-- start of Recorded information --
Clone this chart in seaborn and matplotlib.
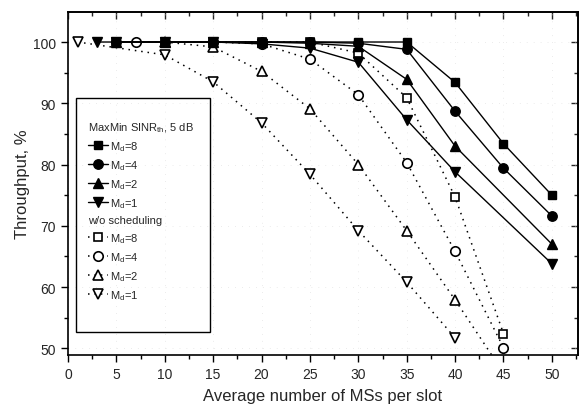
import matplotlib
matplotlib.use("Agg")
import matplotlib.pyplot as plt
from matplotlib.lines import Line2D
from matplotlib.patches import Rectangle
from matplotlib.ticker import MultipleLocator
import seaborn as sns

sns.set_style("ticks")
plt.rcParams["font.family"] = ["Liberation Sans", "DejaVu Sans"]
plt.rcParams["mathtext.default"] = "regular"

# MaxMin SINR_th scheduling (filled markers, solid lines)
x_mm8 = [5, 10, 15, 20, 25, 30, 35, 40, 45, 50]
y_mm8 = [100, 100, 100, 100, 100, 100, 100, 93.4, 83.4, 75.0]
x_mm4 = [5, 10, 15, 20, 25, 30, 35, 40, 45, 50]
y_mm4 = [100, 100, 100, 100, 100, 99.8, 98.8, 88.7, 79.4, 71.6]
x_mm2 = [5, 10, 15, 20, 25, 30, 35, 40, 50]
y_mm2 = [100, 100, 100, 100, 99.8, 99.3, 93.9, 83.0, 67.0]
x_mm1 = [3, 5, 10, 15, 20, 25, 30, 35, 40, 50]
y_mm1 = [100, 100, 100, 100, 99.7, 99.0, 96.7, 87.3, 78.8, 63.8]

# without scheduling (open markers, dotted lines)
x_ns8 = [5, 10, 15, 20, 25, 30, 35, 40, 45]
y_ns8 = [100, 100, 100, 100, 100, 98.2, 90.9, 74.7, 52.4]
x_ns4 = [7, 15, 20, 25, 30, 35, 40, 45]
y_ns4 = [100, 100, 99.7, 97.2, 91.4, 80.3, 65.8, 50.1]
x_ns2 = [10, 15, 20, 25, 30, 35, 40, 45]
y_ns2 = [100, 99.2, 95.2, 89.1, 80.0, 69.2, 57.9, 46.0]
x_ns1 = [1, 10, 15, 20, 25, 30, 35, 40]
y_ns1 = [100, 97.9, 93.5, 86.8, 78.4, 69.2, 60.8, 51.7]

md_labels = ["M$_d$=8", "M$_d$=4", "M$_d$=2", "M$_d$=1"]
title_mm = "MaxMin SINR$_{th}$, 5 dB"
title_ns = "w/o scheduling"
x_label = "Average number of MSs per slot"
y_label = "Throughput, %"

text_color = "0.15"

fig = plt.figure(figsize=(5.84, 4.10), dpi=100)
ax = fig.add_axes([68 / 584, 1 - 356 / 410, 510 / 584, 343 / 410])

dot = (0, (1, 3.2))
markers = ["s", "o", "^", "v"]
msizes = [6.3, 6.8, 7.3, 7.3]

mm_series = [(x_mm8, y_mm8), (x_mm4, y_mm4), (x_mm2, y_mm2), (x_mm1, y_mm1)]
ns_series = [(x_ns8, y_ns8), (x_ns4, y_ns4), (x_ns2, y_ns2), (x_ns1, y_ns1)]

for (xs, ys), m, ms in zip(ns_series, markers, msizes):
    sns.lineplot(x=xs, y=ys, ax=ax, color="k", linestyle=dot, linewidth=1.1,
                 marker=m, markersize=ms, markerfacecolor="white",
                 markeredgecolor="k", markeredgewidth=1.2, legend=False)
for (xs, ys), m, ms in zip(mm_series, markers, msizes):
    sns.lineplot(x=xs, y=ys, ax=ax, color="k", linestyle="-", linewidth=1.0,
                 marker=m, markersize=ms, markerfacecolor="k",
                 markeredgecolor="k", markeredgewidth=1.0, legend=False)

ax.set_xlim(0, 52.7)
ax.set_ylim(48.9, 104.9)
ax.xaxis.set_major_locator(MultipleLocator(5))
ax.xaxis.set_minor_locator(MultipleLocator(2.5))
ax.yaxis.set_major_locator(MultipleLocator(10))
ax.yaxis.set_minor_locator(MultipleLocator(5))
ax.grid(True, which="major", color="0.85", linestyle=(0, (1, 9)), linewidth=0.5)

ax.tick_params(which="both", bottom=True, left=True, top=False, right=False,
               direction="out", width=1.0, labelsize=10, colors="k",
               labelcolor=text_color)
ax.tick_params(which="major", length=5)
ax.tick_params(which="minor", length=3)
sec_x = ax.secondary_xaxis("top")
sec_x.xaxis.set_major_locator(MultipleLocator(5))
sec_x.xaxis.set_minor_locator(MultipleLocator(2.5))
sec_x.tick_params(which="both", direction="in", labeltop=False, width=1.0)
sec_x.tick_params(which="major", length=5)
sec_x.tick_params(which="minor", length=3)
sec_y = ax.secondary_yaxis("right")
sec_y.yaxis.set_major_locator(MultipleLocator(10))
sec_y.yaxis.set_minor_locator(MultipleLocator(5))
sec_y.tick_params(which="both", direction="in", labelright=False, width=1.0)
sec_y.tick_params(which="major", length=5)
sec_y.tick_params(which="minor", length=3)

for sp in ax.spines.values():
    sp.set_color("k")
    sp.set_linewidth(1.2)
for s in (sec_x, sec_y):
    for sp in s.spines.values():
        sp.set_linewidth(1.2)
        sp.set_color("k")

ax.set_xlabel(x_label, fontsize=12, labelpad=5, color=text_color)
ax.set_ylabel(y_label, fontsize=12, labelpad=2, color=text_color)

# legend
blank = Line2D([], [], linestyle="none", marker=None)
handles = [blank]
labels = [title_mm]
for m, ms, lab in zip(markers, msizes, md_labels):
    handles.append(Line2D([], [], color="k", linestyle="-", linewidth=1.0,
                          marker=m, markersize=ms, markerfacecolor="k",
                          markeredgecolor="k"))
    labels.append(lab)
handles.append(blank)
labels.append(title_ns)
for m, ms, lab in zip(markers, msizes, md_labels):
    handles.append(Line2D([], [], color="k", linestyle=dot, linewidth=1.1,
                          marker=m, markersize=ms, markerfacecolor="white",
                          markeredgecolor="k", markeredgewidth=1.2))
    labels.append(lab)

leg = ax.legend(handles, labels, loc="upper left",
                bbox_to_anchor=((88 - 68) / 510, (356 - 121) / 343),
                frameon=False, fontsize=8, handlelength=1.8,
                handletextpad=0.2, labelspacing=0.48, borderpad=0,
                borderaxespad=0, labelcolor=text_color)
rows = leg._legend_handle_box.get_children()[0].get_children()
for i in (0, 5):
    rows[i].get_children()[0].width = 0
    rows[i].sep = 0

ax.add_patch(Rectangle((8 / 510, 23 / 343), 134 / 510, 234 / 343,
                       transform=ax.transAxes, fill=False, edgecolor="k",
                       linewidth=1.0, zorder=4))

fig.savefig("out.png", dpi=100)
-- end of Recorded information --
§ Exercise
Would you reproduce the lines above, from the very first through the line containing "87.3, 78.8, 63.8]", exactly and without the pictures?

§ Reply
Clone this chart in seaborn and matplotlib.
import matplotlib
matplotlib.use("Agg")
import matplotlib.pyplot as plt
from matplotlib.lines import Line2D
from matplotlib.patches import Rectangle
from matplotlib.ticker import MultipleLocator
import seaborn as sns

sns.set_style("ticks")
plt.rcParams["font.family"] = ["Liberation Sans", "DejaVu Sans"]
plt.rcParams["mathtext.default"] = "regular"

# MaxMin SINR_th scheduling (filled markers, solid lines)
x_mm8 = [5, 10, 15, 20, 25, 30, 35, 40, 45, 50]
y_mm8 = [100, 100, 100, 100, 100, 100, 100, 93.4, 83.4, 75.0]
x_mm4 = [5, 10, 15, 20, 25, 30, 35, 40, 45, 50]
y_mm4 = [100, 100, 100, 100, 100, 99.8, 98.8, 88.7, 79.4, 71.6]
x_mm2 = [5, 10, 15, 20, 25, 30, 35, 40, 50]
y_mm2 = [100, 100, 100, 100, 99.8, 99.3, 93.9, 83.0, 67.0]
x_mm1 = [3, 5, 10, 15, 20, 25, 30, 35, 40, 50]
y_mm1 = [100, 100, 100, 100, 99.7, 99.0, 96.7, 87.3, 78.8, 63.8]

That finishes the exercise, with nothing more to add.